_GOAL OF THE EXERCISE_
All lines in the records below from the line with "Generate a Python" through the line with "x_ticks = [0, 1, 2, 3, 4, 5, 6]" are to be given again exactly, both ends included; the pictures are to be left out.

---- MATERIAL FOR THE TASK

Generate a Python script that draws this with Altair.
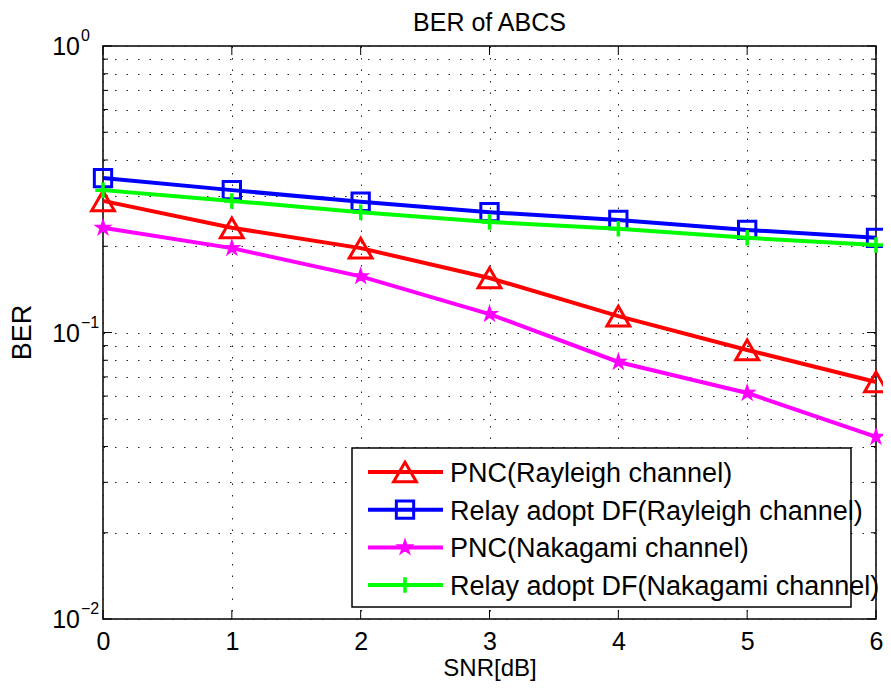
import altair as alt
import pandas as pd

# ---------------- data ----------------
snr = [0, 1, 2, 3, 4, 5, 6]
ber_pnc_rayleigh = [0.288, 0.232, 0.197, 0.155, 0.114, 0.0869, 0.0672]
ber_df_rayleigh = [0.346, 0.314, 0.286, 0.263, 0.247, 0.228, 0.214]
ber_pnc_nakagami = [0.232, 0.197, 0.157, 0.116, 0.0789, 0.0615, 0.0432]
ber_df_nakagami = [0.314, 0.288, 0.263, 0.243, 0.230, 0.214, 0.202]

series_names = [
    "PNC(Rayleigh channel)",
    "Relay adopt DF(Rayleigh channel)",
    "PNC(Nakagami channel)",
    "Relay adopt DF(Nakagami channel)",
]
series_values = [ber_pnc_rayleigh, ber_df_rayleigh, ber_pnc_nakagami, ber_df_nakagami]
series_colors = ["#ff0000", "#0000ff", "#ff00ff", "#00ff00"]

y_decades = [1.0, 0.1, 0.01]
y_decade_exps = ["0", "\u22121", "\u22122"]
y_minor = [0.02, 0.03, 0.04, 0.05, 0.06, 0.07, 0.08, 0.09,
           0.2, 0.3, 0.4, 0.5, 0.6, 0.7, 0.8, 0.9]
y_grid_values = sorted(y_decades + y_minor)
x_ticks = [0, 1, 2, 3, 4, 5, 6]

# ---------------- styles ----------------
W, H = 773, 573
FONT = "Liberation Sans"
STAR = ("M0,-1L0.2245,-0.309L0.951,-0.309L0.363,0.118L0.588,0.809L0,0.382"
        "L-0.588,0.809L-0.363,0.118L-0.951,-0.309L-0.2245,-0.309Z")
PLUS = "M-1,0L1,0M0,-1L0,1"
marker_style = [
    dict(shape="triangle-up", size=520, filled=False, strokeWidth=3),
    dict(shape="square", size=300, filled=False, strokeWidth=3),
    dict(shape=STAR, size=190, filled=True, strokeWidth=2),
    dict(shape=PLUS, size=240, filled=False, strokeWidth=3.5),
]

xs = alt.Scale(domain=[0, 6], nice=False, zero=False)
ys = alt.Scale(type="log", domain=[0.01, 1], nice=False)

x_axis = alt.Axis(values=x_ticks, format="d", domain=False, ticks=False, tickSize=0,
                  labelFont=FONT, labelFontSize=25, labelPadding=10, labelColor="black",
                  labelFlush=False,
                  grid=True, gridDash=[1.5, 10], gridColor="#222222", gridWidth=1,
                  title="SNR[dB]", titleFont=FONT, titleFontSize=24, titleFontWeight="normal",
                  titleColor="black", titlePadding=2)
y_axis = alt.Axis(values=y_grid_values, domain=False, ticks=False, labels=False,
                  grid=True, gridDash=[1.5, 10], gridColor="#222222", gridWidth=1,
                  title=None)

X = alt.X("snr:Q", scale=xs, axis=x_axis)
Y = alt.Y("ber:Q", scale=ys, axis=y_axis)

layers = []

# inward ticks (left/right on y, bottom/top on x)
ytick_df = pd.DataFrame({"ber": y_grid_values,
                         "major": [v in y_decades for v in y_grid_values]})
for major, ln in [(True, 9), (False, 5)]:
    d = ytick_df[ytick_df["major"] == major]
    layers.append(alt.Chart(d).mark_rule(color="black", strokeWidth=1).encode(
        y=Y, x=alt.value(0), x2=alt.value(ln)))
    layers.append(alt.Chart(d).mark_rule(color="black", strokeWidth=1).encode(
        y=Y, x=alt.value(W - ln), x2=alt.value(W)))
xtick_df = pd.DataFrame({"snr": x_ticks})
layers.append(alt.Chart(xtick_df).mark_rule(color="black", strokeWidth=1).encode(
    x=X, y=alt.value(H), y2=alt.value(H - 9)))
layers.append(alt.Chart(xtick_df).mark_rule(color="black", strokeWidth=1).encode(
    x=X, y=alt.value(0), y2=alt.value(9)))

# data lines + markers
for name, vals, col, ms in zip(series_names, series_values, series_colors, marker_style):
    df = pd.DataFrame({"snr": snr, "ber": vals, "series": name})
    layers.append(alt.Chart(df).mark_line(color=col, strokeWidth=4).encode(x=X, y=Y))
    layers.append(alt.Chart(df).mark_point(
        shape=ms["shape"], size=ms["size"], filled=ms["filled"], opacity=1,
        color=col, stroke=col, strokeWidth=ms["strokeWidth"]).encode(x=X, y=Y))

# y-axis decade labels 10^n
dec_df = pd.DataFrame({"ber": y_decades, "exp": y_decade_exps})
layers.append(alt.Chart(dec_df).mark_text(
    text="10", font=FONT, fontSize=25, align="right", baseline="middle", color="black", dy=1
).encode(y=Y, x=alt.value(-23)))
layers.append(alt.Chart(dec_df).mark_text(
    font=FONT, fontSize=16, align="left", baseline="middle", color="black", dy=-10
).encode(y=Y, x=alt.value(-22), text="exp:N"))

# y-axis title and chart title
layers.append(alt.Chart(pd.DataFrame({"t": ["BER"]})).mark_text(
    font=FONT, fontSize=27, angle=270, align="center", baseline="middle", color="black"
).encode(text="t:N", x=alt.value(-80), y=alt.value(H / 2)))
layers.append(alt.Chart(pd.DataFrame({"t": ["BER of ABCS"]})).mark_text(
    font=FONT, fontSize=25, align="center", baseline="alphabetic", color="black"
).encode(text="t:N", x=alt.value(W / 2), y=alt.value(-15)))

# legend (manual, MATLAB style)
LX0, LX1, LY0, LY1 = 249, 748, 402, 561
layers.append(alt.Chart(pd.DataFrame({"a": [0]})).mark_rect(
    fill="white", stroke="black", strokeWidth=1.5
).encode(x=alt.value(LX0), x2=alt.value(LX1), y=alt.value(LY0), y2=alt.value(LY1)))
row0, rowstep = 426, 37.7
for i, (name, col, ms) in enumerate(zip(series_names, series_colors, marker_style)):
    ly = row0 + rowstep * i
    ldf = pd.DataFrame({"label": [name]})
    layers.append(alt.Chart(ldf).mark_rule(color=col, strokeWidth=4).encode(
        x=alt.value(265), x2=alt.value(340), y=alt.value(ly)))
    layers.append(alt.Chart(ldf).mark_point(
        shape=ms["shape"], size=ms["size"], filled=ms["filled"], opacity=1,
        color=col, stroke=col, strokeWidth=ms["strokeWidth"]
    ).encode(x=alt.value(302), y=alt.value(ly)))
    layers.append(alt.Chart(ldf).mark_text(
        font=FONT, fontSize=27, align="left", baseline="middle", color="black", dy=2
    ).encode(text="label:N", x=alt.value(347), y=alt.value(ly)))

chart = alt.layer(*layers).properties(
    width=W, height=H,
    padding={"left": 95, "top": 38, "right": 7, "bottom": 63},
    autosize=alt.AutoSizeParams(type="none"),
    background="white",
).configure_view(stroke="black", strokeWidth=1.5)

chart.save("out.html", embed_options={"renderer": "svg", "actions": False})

--------
---- MATERIAL FOR THE TASK

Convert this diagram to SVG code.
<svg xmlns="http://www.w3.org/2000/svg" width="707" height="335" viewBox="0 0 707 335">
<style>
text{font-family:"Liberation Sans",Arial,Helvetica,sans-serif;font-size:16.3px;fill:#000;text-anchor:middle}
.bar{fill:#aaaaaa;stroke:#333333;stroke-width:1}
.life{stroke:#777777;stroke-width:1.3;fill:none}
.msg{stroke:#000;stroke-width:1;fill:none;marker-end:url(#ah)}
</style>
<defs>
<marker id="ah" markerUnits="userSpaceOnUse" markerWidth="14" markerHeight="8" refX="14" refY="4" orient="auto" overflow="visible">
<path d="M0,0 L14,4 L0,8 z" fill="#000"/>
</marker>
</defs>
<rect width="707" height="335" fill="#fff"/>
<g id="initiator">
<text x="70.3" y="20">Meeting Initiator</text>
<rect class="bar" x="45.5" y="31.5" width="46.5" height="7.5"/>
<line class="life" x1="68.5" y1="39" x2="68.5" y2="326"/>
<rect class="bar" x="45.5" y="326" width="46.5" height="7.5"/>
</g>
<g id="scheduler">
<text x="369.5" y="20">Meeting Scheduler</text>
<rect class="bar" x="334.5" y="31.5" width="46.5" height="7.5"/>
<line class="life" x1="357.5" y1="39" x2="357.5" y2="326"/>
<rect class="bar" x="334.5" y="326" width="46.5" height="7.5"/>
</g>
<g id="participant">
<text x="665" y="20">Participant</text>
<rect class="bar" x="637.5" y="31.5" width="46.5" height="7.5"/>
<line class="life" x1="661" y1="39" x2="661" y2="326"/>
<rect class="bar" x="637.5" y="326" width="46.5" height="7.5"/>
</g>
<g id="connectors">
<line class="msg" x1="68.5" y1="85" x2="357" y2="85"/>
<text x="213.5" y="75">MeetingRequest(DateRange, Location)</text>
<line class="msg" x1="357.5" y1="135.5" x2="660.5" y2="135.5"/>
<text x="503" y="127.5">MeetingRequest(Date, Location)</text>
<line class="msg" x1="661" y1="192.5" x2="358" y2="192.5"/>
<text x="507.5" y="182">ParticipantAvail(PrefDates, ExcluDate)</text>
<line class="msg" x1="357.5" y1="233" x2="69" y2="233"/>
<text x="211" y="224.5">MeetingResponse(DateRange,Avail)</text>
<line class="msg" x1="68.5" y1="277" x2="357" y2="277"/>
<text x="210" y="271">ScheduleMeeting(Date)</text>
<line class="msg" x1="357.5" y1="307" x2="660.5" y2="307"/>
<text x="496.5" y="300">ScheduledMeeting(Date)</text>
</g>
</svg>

--------

_FULL RESPONSE_
Generate a Python script that draws this with Altair.
import altair as alt
import pandas as pd

# ---------------- data ----------------
snr = [0, 1, 2, 3, 4, 5, 6]
ber_pnc_rayleigh = [0.288, 0.232, 0.197, 0.155, 0.114, 0.0869, 0.0672]
ber_df_rayleigh = [0.346, 0.314, 0.286, 0.263, 0.247, 0.228, 0.214]
ber_pnc_nakagami = [0.232, 0.197, 0.157, 0.116, 0.0789, 0.0615, 0.0432]
ber_df_nakagami = [0.314, 0.288, 0.263, 0.243, 0.230, 0.214, 0.202]

series_names = [
    "PNC(Rayleigh channel)",
    "Relay adopt DF(Rayleigh channel)",
    "PNC(Nakagami channel)",
    "Relay adopt DF(Nakagami channel)",
]
series_values = [ber_pnc_rayleigh, ber_df_rayleigh, ber_pnc_nakagami, ber_df_nakagami]
series_colors = ["#ff0000", "#0000ff", "#ff00ff", "#00ff00"]

y_decades = [1.0, 0.1, 0.01]
y_decade_exps = ["0", "\u22121", "\u22122"]
y_minor = [0.02, 0.03, 0.04, 0.05, 0.06, 0.07, 0.08, 0.09,
           0.2, 0.3, 0.4, 0.5, 0.6, 0.7, 0.8, 0.9]
y_grid_values = sorted(y_decades + y_minor)
x_ticks = [0, 1, 2, 3, 4, 5, 6]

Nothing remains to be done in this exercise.